Em decorrência disso, o potencial de enfrentamento se enfraquece, justo em um período em que a ocupação mantém a política colonial no terreno. Desde o cerco, o isolamento, o apartheid e o último plano de anexação (que visa demarcar o controle sobre 33% da Cisjordânia palestina), não há dúvidas sobre as consequências diretas das políticas de ocupação: mais pobreza e problemas sociais que atingem principalmente as mulheres, em especial quando combinados com o sistema da sociedade tradicional patriarcal da Palestina e as políticas neoliberais da Autoridade Palestina¹.

Mulheres palestinas enfrentando a pandemia

Recentemente, com a pandemia de covid-19, a vulnerabilidade das mulheres se aprofundou com o aumento da pobreza. As mulheres trabalhadoras foram as primeiras a sofrer com a falta de fontes de renda, já que são a maioria no setor de trabalho informal. As empresas do setor privado também desempenharam um papel importante no empobrecimento das mulheres, reduzindo empregos, dispensando serviços e violando direitos trabalhistas. Tudo isso em um período em que 11% das famílias palestinas são chefiadas por mulheres. O Estado não assumiu a responsabilidade de garantir uma vida decente para essas famílias na ausência de um sistema integrado de proteção social.

Um estado de emergência para prevenir e limitar a propagação do coronavírus foi imposto sem a criação de uma cláusula de emergência econômica que colocasse os setores ricos para contribuir e arcar com os gastos financeiros decorrentes da pandemia. Na ausência disso, as mulheres foram obrigadas a reduzir despesas familiares enquanto esperam assistência das autoridades oficiais e civis, que até agora não foiram suficientes e abrangentes.

As mulheres, em particular as rurais, têm trabalhado para melhorar a economia doméstica. Aproveitaram mais os recursos da terra, o que contribuiu para atender muitas das necessidades diárias das famílias e comprovou o alto potencial das mulheres para encarar as catástrofes.

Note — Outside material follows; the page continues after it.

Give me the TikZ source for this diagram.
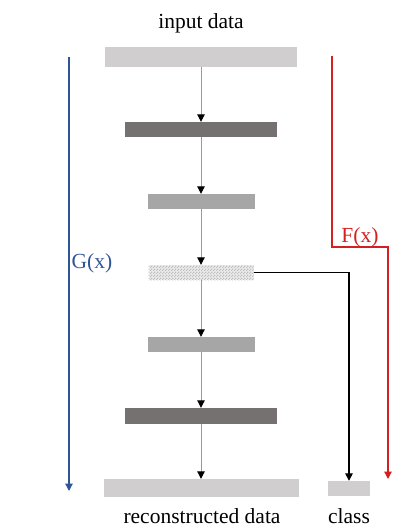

Porém, isso não significa que as instituições oficiais podem permanecer isentas de suas responsabilidades, pelo contrário: elas estão relacionadas com questões cruciais do sistema jurídico, social e político que deve ser baseado em princípios de igualdade e justiça social. Não podemos perder de vista os fenômenos associados à pobreza, como a violência e o crime, onde as mulheres são as que mais sofrem. Estudos recentes apontam para um aumento da violência doméstica em todas as suas formas, ligado ao aumento das pressões econômicas e psicológicas à luz da pandemia.

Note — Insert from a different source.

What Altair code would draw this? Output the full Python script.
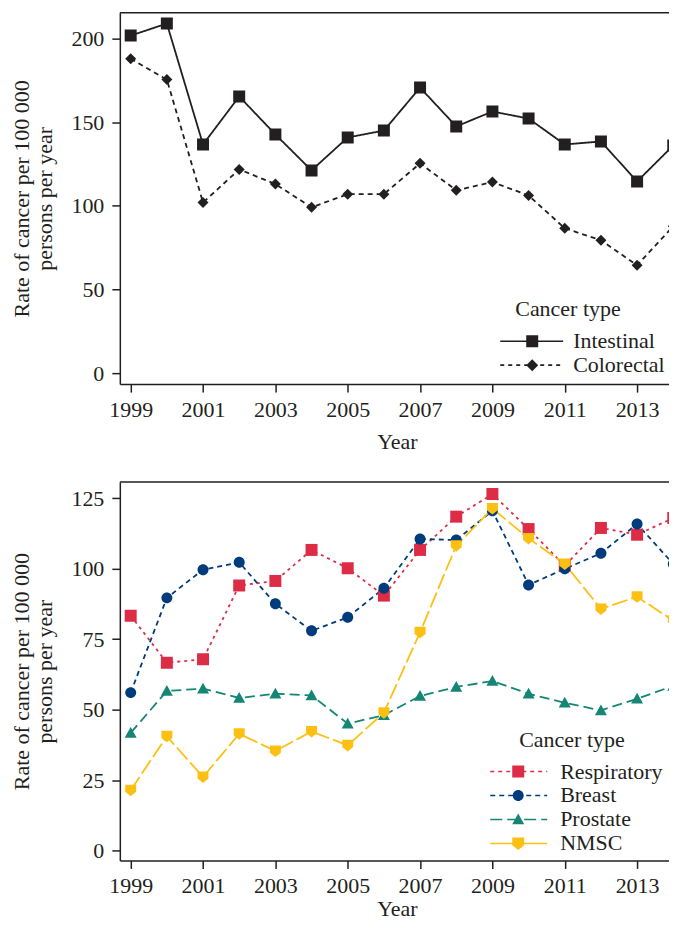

Nossa organização tem enfrentado todas as formas de discriminação e perseguição na Palestina, com atividades e projetos de atuação em face das políticas de ocupação. São exemplares as  campanhas de solidariedade com homens e mulheres presos e a participação em atividades nacionais em defesa da terra.

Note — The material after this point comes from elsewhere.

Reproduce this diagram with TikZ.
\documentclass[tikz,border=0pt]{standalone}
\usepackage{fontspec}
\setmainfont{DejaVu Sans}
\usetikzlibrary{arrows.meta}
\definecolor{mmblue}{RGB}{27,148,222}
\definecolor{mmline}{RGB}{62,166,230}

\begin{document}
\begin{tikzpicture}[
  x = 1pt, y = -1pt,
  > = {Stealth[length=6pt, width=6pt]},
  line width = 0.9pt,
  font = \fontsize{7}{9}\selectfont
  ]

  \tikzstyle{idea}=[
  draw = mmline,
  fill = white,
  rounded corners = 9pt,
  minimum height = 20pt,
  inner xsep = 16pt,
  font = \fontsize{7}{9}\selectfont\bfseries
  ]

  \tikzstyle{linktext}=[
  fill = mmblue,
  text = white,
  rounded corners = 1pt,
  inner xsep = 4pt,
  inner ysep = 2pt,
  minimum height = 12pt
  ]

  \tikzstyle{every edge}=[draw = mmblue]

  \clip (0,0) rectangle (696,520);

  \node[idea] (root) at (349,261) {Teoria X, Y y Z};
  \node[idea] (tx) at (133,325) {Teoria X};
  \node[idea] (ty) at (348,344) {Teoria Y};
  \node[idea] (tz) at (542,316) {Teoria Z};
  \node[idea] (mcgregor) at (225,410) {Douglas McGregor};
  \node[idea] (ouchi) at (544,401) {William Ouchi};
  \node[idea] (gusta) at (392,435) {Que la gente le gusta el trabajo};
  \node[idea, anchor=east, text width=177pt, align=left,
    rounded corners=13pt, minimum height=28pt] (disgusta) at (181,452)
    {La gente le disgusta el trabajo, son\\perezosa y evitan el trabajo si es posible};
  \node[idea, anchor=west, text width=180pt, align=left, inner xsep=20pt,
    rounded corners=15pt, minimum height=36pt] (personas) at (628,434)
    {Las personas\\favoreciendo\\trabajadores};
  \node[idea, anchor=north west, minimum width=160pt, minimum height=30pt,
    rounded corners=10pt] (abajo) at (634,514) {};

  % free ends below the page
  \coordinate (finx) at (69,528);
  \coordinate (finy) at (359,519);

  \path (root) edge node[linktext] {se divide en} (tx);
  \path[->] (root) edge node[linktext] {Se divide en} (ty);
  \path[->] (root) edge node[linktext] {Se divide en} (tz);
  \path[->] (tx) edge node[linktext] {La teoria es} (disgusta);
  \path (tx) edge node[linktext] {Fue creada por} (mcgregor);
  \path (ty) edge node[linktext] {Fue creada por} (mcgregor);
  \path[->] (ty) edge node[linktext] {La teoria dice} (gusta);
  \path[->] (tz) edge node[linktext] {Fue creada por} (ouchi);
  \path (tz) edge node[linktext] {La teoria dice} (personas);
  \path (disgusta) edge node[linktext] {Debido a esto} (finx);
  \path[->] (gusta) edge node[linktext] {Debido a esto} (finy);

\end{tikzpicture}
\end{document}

Encarando o “acordo do século”² e o plano de anexação, estão em marcha também as atividades e campanhas por igualdade e por mais participação das mulheres de modo geral, aprofundando os direitos das mulheres e suas atuações, modificando a legislação e propondo novas leis pautadas no princípio de igualdade. O propósito da luta está entre a geração mais jovem que se uniu e inovou em muitas organizações. A Coordenação Nacional da Marcha Mundial das Mulheres, por exemplo, teve um importante papel na prestação de serviços sociais, psicológicos e jurídicos para famílias, crianças e mulheres.

Sim, a pobreza é um assunto feminista para as mulheres pobres, mas não é uma questão feminista para todas as outras mulheres da sociedade. Daí se recoloca uma pergunta: onde as mulheres podem se unir ou se separar?


¹  A Autoridade Nacional Palestina é o órgão provisório que governa parte da Faixa de Gaza e da Cisjordânia desde 1994. Foi criada em decorrência dos Acordos de Oslo de 1993 e é controlada pelo Fatah desde 2013. Com influência do Banco Mundial e de governos ocidentais, a gestão reproduz o neoliberalismo como modelo de desenvolvimento econômico nos territórios palestinos.

² O “acordo do século” foi uma proposta dos governos de Donald Trump (EUA) e Benjamin Netanyahu (Israel) que exigia o reconhecimento de Jerusalém como capital de Israel e habilitava esse país a anexar territórios palestinos.


O artigo é de autoria da Marcha Mundial das Mulheres da região MENA (Oriente Médio e Norte da África) e foi publicado originalmente no Sairat Journal, o blog regional da MMM.